Du coup, certains se sont posés la question si Hamieddine avait-t-il vraiment tué ou participé au meurtre de Ben Aïssa Aït El Jid ? Mais ce n’est pas ce qui importe le plus. S’il a été établi que le jeune Hamieddine de 22 ans avait effectivement pris part à l’opération ayant conduit à la mort de Ait El Jid avec d’autres qui rouaient ce dernier de coups de pieds et de matraques, la vraie question est de savoir pourquoi Hamieddine écope-t-il aujourd’hui de seulement trois ans de prison ? Pourquoi maintenant ? Il est vrai que depuis, le jeune Hamieddine, devenu grand, a fait du chemin pour s’affirmer en un redoutable et virulent homme politique, n’hésitant pas à franchir les lignes rouges et proférer des propos considérés comme outrageux à la monarchie. Au parlement comme sur les colonnes des journaux. Puis, prenant à témoin les juristes, le complice de meurtre n’encourt-il pas les mêmes peines que celles prévues pour le meurtrier ?

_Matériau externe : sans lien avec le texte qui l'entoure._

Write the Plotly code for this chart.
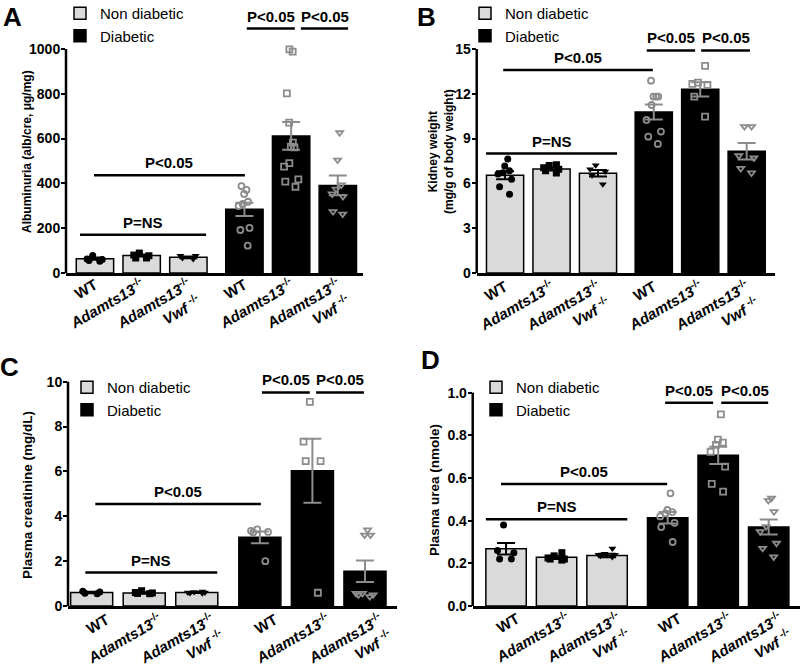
import plotly.graph_objects as go

# ---------------- data ----------------
GROUP_LABELS = ["WT",
                "<i>Adamts13</i><sup>-/-</sup>",
                "<i>Adamts13</i><sup>-/-</sup><br><i>Vwf</i> <sup>-/-</sup>"]
TICK_TEXT = GROUP_LABELS + GROUP_LABELS
X_POS = [0, 1, 2, 3.2, 4.2, 5.2]

# Panel A: Albuminuria
A_ND_MEAN = [64, 78, 70]
A_ND_SEM = [5, 4, 4]
A_D_MEAN = [284, 612, 391]
A_D_SEM = [30, 62, 44]
A_ND_PTS = [[78, 60, 52, 56, 63], [89, 77, 67, 67, 80], [77, 67, 62, 77]]
A_D_PTS = [[388, 371, 353, 318, 308, 299, 201, 192, 122],
           [998, 988, 802, 671, 582, 564, 561, 490, 475, 418, 408, 385],
           [626, 504, 393, 374, 353, 341, 274, 263]]

# Panel B: Kidney weight
B_ND_MEAN = [6.55, 6.97, 6.68]
B_ND_SEM = [0.27, 0.1, 0.22]
B_D_MEAN = [10.78, 12.3, 8.15]
B_D_SEM = [0.5, 0.48, 0.55]
B_ND_PTS = [[7.63, 7.17, 6.85, 6.72, 6.63, 6.27, 5.78, 5.27],
            [7.25, 7.2, 7.05, 6.95, 6.85, 6.7],
            [7.22, 6.95, 6.8, 6.55, 5.95]]
B_D_PTS = [[12.88, 11.81, 11.81, 11.81, 11.25, 10.25, 9.47, 9.13, 8.64],
           [13.87, 12.75, 12.66, 12.59, 11.81, 10.47],
           [9.8, 9.8, 7.85, 7.7, 7.0, 6.7]]

# Panel C: Plasma creatinine
C_ND_MEAN = [0.6, 0.58, 0.6]
C_ND_SEM = [0.03, 0.03, 0.02]
C_D_MEAN = [3.06, 6.03, 1.55]
C_D_SEM = [0.26, 1.43, 0.48]
C_ND_PTS = [[0.66, 0.57, 0.55, 0.62],
            [0.68, 0.6, 0.55, 0.56, 0.58],
            [0.65, 0.62, 0.6, 0.58, 0.57, 0.6]]
C_D_PTS = [[3.42, 3.35, 3.3, 3.28, 2.0],
           [9.1, 7.33, 6.46, 6.46, 0.59],
           [3.39, 3.16, 3.16, 0.56, 0.5, 0.42, 0.5, 0.56]]

# Panel D: Plasma urea
D_ND_MEAN = [0.268, 0.228, 0.237]
D_ND_SEM = [0.027, 0.008, 0.008]
D_D_MEAN = [0.414, 0.706, 0.37]
D_D_SEM = [0.027, 0.04, 0.035]
D_ND_PTS = [[0.38, 0.26, 0.25, 0.22, 0.22],
            [0.25, 0.235, 0.225, 0.22, 0.215, 0.22],
            [0.27, 0.245, 0.24, 0.235, 0.23, 0.24]]
D_D_PTS = [[0.528, 0.45, 0.44, 0.434, 0.42, 0.39, 0.37, 0.30],
           [0.898, 0.78, 0.766, 0.755, 0.723, 0.653, 0.572, 0.536],
           [0.505, 0.494, 0.442, 0.372, 0.348, 0.294, 0.27, 0.23]]

Y_TITLES = ["Albuminuria (alb/cre, μg/mg)",
            "Kidney weight<br>(mg/g of body weight)",
            "Plasma creatinine (mg/dL)",
            "Plasma urea (nmole)"]
Y_TICKS = [[0, 200, 400, 600, 800, 1000],
           [0, 3, 6, 9, 12, 15],
           [0, 2, 4, 6, 8, 10],
           [0.0, 0.2, 0.4, 0.6, 0.8, 1.0]]
PANEL_LETTERS = ["A", "B", "C", "D"]

# significance brackets: (x0, x1, y, text)
A_SIG = [(-0.32, 2.38, 171, "P=NS"), (-0.02, 3.21, 436, "P<0.05"),
         (3.25, 4.28, 1091, "P<0.05"), (4.41, 5.42, 1091, "P<0.05")]
B_SIG = [(-0.41, 2.41, 8.0, "P=NS"), (-0.04, 3.18, 13.6, "P<0.05"),
         (3.05, 4.09, 14.9, "P<0.05"), (4.22, 5.27, 14.9, "P<0.05")]
C_SIG = [(-0.12, 2.39, 1.49, "P=NS"), (0.07, 3.22, 4.55, "P<0.05"),
         (3.24, 4.15, 9.52, "P<0.05"), (4.27, 5.18, 9.52, "P<0.05")]
D_SIG = [(-0.4, 2.4, 0.406, "P=NS"), (-0.1, 3.19, 0.572, "P<0.05"),
         (3.15, 4.1, 0.953, "P<0.05"), (4.26, 5.19, 0.953, "P<0.05")]

# ---------------- layout / styling ----------------
FONT = "Liberation Sans, Arial, sans-serif"
ND_FILL = "#dadada"
GREY = "#8c8c8c"
SYMBOLS = ["circle", "square", "triangle-down"]

panels = [
    dict(nd_mean=A_ND_MEAN, nd_sem=A_ND_SEM, d_mean=A_D_MEAN, d_sem=A_D_SEM,
         nd_pts=A_ND_PTS, d_pts=A_D_PTS, sig=A_SIG,
         xdom=[0.0825, 0.4538], ydom=[0.5901, 0.985],
         xr=[-0.62, 5.74], yr=[0, 1174], fmt="",
         title_xy=(27, 152), title_size=12, lshift=0, lstand=-5,
         letter_x=12, letter_top=0, leg_xy=(60, -3)),
    dict(nd_mean=B_ND_MEAN, nd_sem=B_ND_SEM, d_mean=B_D_MEAN, d_sem=B_D_SEM,
         nd_pts=B_ND_PTS, d_pts=B_D_PTS, sig=B_SIG,
         xdom=[0.5959, 0.9688], ydom=[0.5901, 0.985],
         xr=[-0.61, 5.81], yr=[0, 17.61], fmt="",
         title_xy=(441, 152), title_size=12, lshift=0, lstand=-3,
         letter_x=427, letter_top=0, leg_xy=(465, -3)),
    dict(nd_mean=C_ND_MEAN, nd_sem=C_ND_SEM, d_mean=C_D_MEAN, d_sem=C_D_SEM,
         nd_pts=C_ND_PTS, d_pts=C_D_PTS, sig=C_SIG,
         xdom=[0.085, 0.4963], ydom=[0.0901, 0.4444],
         xr=[-0.45, 5.81], yr=[0, 10.52], fmt="",
         title_xy=(27, 495), title_size=13.5, lshift=15, lstand=-3,
         letter_x=9, letter_top=350, leg_xy=(67, 371)),
    dict(nd_mean=D_ND_MEAN, nd_sem=D_ND_SEM, d_mean=D_D_MEAN, d_sem=D_D_SEM,
         nd_pts=D_ND_PTS, d_pts=D_D_PTS, sig=D_SIG,
         xdom=[0.5909, 1.0], ydom=[0.0901, 0.4444],
         xr=[-0.66, 5.82], yr=[0, 1.106], fmt=".1f",
         title_xy=(434, 490), title_size=13.5, lshift=11, lstand=-4,
         letter_x=430, letter_top=343, leg_xy=(476, 371)),
]

W, H = 800, 666
fig = go.Figure()
shapes = []
annotations = []
layout_extra = {}

for i, p in enumerate(panels):
    n = i + 1
    sfx = "" if n == 1 else str(n)
    xa, ya = "x" + sfx, "y" + sfx
    leg = "legend" + sfx

    # bars
    fig.add_trace(go.Bar(
        x=X_POS[:3], y=p["nd_mean"], width=0.8, name="Non diabetic",
        marker=dict(color=ND_FILL, line=dict(color="black", width=1.5)),
        error_y=dict(type="data", array=p["nd_sem"], color="black",
                     thickness=2, width=9),
        xaxis=xa, yaxis=ya, legend=leg, showlegend=True))
    fig.add_trace(go.Bar(
        x=X_POS[3:], y=p["d_mean"], width=0.8, name="Diabetic",
        marker=dict(color="black", line=dict(color="black", width=1.5)),
        error_y=dict(type="data", array=p["d_sem"], color=GREY,
                     thickness=2, width=9),
        xaxis=xa, yaxis=ya, legend=leg, showlegend=True))

    # individual points (library jitter)
    for g in range(3):
        for diab in (False, True):
            pts = p["d_pts"][g] if diab else p["nd_pts"][g]
            xpos = X_POS[g + 3] if diab else X_POS[g]
            if diab:
                mk = dict(symbol=SYMBOLS[g] + "-open", color=GREY, size=6,
                          line=dict(width=1.8, color=GREY))
            else:
                mk = dict(symbol=SYMBOLS[g], color="black", size=7,
                          line=dict(width=0))
            fig.add_trace(go.Box(
                x=[xpos] * len(pts), y=pts, boxpoints="all", jitter=0.8,
                pointpos=0, width=0.5, fillcolor="rgba(0,0,0,0)",
                line=dict(width=0, color="rgba(0,0,0,0)"), marker=mk,
                xaxis=xa, yaxis=ya, showlegend=False, hoveron="points"))

    # axes
    layout_extra["xaxis" + sfx] = dict(
        domain=p["xdom"], range=p["xr"], anchor=ya, showline=True,
        linecolor="black", linewidth=2.5, ticks="", showgrid=False,
        zeroline=False, tickvals=X_POS, ticktext=TICK_TEXT, tickangle=-30,
        ticklabelshift=p["lshift"], ticklabelstandoff=p["lstand"],
        automargin=False, ticklabeloverflow="allow",
        tickfont=dict(family=FONT, size=15, color="black", weight="bold"))
    layout_extra["yaxis" + sfx] = dict(
        domain=p["ydom"], range=p["yr"], anchor=xa, showline=False,
        ticks="outside", ticklen=4, tickwidth=2, tickcolor="black",
        ticklabelstandoff=-2,
        showgrid=False, zeroline=False, tickvals=Y_TICKS[i],
        tickformat=p["fmt"], automargin=False,
        tickfont=dict(family=FONT, size=14, color="black", weight="bold"))

    # y-axis title (placed as rotated text beside the axis)
    tx, ty = p["title_xy"]
    annotations.append(dict(x=tx / W, y=1 - ty / H, xref="paper", yref="paper",
                            text=Y_TITLES[i], showarrow=False, textangle=-90,
                            xanchor="center", yanchor="middle",
                            font=dict(family=FONT, size=p["title_size"],
                                      color="black", weight="bold")))

    # legend
    lx, ly = p["leg_xy"]
    layout_extra[leg] = dict(
        x=lx / W, y=1 - ly / H, xanchor="left", yanchor="top",
        bgcolor="rgba(0,0,0,0)", tracegroupgap=0,
        font=dict(family=FONT, size=15, color="black"))

    # y-axis line (only up to the top tick)
    shapes.append(dict(type="line", xref=xa + " domain", yref=ya,
                       x0=0, x1=0, y0=0, y1=Y_TICKS[i][-1],
                       line=dict(color="black", width=2.5)))

    # significance brackets
    for (x0, x1, yv, txt) in p["sig"]:
        shapes.append(dict(type="line", xref=xa, yref=ya, x0=x0, x1=x1,
                           y0=yv, y1=yv, line=dict(color="black", width=2.5)))
        annotations.append(dict(x=(x0 + x1) / 2, y=yv, xref=xa, yref=ya,
                                text=txt, showarrow=False, yanchor="bottom",
                                yshift=2,
                                font=dict(family=FONT, size=15, color="black",
                                          weight="bold")))

    # panel letter
    annotations.append(dict(x=p["letter_x"] / W, y=1 - p["letter_top"] / H,
                            xref="paper", yref="paper",
                            text=PANEL_LETTERS[i], showarrow=False,
                            xanchor="center", yanchor="top",
                            font=dict(family=FONT, size=26, color="black",
                                      weight="bold")))

fig.update_layout(
    width=W, height=H, margin=dict(l=0, r=0, t=0, b=0, pad=0, autoexpand=False),
    plot_bgcolor="white", paper_bgcolor="white", barmode="overlay",
    boxmode="overlay", font=dict(family=FONT, color="black"),
    shapes=shapes, annotations=annotations, **layout_extra)

fig.write_html("out.html", config={"displayModeBar": False},
               post_script="document.body.style.margin='0px';")
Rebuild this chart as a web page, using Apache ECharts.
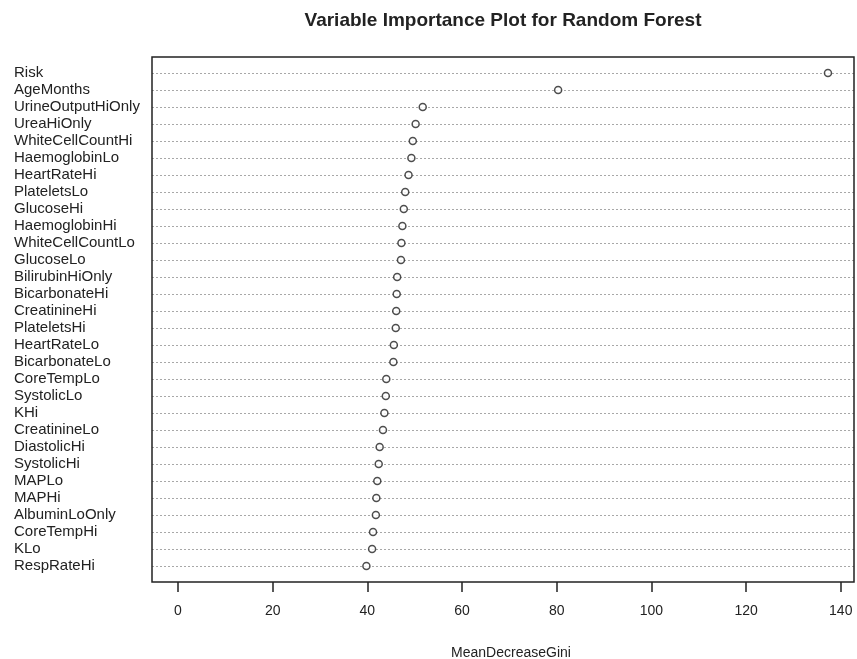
<!DOCTYPE html>
<html>
<head>
<meta charset="utf-8">
<script src="https://cdn.jsdelivr.net/npm/echarts@6/dist/echarts.min.js"></script>
<style>html,body{margin:0;padding:0;background:#fff;}#c{width:857px;height:659px;}</style>
</head>
<body>
<div id="c"></div>
<script>
const categories = ["Risk","AgeMonths","UrineOutputHiOnly","UreaHiOnly","WhiteCellCountHi","HaemoglobinLo","HeartRateHi","PlateletsLo","GlucoseHi","HaemoglobinHi","WhiteCellCountLo","GlucoseLo","BilirubinHiOnly","BicarbonateHi","CreatinineHi","PlateletsHi","HeartRateLo","BicarbonateLo","CoreTempLo","SystolicLo","KHi","CreatinineLo","DiastolicHi","SystolicHi","MAPLo","MAPHi","AlbuminLoOnly","CoreTempHi","KLo","RespRateHi"];
const values = [137.3,80.3,51.7,50.2,49.6,49.3,48.7,48.0,47.7,47.4,47.2,47.1,46.3,46.2,46.1,46.0,45.6,45.5,44.0,43.9,43.6,43.3,42.6,42.4,42.1,41.9,41.8,41.2,41.0,39.8];
const xTicks = [0,20,40,60,80,100,120,140];
const titleText = "Variable Importance Plot for Random Forest";
const xName = "MeanDecreaseGini";

const chart = echarts.init(document.getElementById('c'));
const font = "'Liberation Sans', Arial, sans-serif";
chart.setOption({
  animation: false,
  backgroundColor: '#fff',
  title: [
    {text: titleText, left: 503, top: 11, textAlign: 'center', padding: 0,
     textStyle: {fontFamily: font, fontSize: 19, fontWeight: 'bold', color: '#222'}},
    {text: xName, left: 511, top: 646, textAlign: 'center', padding: 0,
     textStyle: {fontFamily: font, fontSize: 14, fontWeight: 'normal', color: '#222'}}
  ],
  grid: {left: 152, right: 3, top: 73, bottom: 93, containLabel: false},
  graphic: [{type: 'rect', shape: {x: 152, y: 57, width: 702, height: 525},
    style: {fill: 'none', stroke: '#222', lineWidth: 1.5}, z: 10}],
  xAxis: {
    type: 'value', min: -5.49, max: 142.8, offset: 16,
    axisLine: {show: false},
    splitLine: {show: false},
    axisTick: {show: true, length: 10, customValues: xTicks, lineStyle: {color: '#222', width: 1.5}},
    axisLabel: {customValues: xTicks, margin: 22, fontFamily: font, fontSize: 14, color: '#222'}
  },
  yAxis: {
    type: 'category', data: categories, inverse: true, boundaryGap: false,
    axisLine: {show: false}, axisTick: {show: false},
    splitLine: {show: true, interval: 0, lineStyle: {color: '#a8a8a8', type: [2, 2], width: 1}},
    axisLabel: {interval: 0, align: 'left', margin: 138, fontFamily: font, fontSize: 15, color: '#222'}
  },
  series: [{
    type: 'scatter',
    data: values.map((v, i) => [v, categories[i]]),
    symbol: 'circle', symbolSize: 7,
    itemStyle: {color: '#fff', borderColor: '#222', borderWidth: 1.5},
    z: 5
  }]
});
</script>
</body>
</html>
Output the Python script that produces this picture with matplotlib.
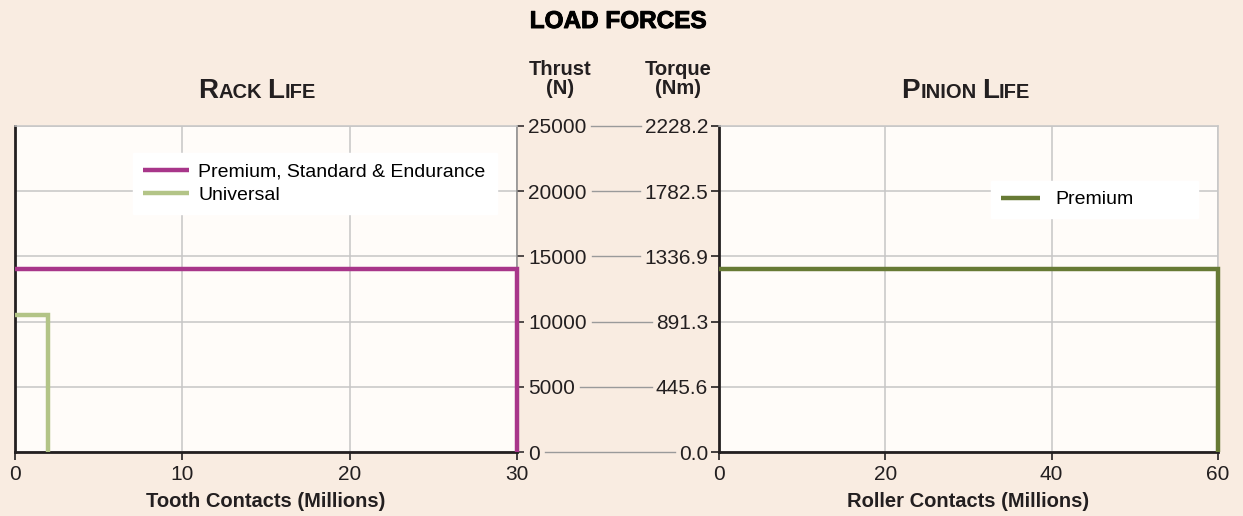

Ce n’est pas tout. Pourquoi avait-il été condamné en 1993 à seulement 2 ans de prison ferme pour complicité de meurtre alors que l’un de ses complices, Mohamed Mohib, avait écopé, lui, pour les mêmes chefs d’inculpation, de 10 ans d’emprisonnement entièrement purgés à la prison Bourkayez de Fès? A l’époque militant islamiste, Hamieddine était un disciple dévoué de Abdelilah Benkirane. Son appartenance politique aurait certainement joué en sa faveur. D’ailleurs, lorsqu’en 2018, le témoin oculaire avait changé son témoignage, Benkirane était monté sur ses chevaux pour menacer ceux qui veulent la peau de son protégé . « Nous ne vous livrerons pas notre frère Hamieddine », avait martelé le leader islamiste, le 3 février 2018, au 6ème Congrès de la jeunesse du PJD. Déterrer cette affaire en 2018, au moment où le PJD était au pouvoir, n’est certes pas anodin. Ne cherchait-on pas à discréditer ce parti qui avait pignon sur rue aux yeux de l’opinion publique par le truchement de cette affaire et par d’autres ayant ciblé notamment l’ancien ministre de la Justice Mustapha Ramid ?

L’étrange verdict prononcé à l’encontre de l’islamiste Abdelali Hamieddine pose davantage d’interrogations que d’éléments de réponses. Les unes plus énigmatiques que les autres. Ne s’agit-il pas plutôt d’un arrangement entre l’Etat et le parti pour clore cette affaire une fois pour toutes ? Une affaire politique floue comme tant d’autres que le mystère entoure de toutes parts. Une affaire qui mérite, le moins qu’on puisse dire, d’être enseignée dans les bancs des universités. Un véritable cas d’école.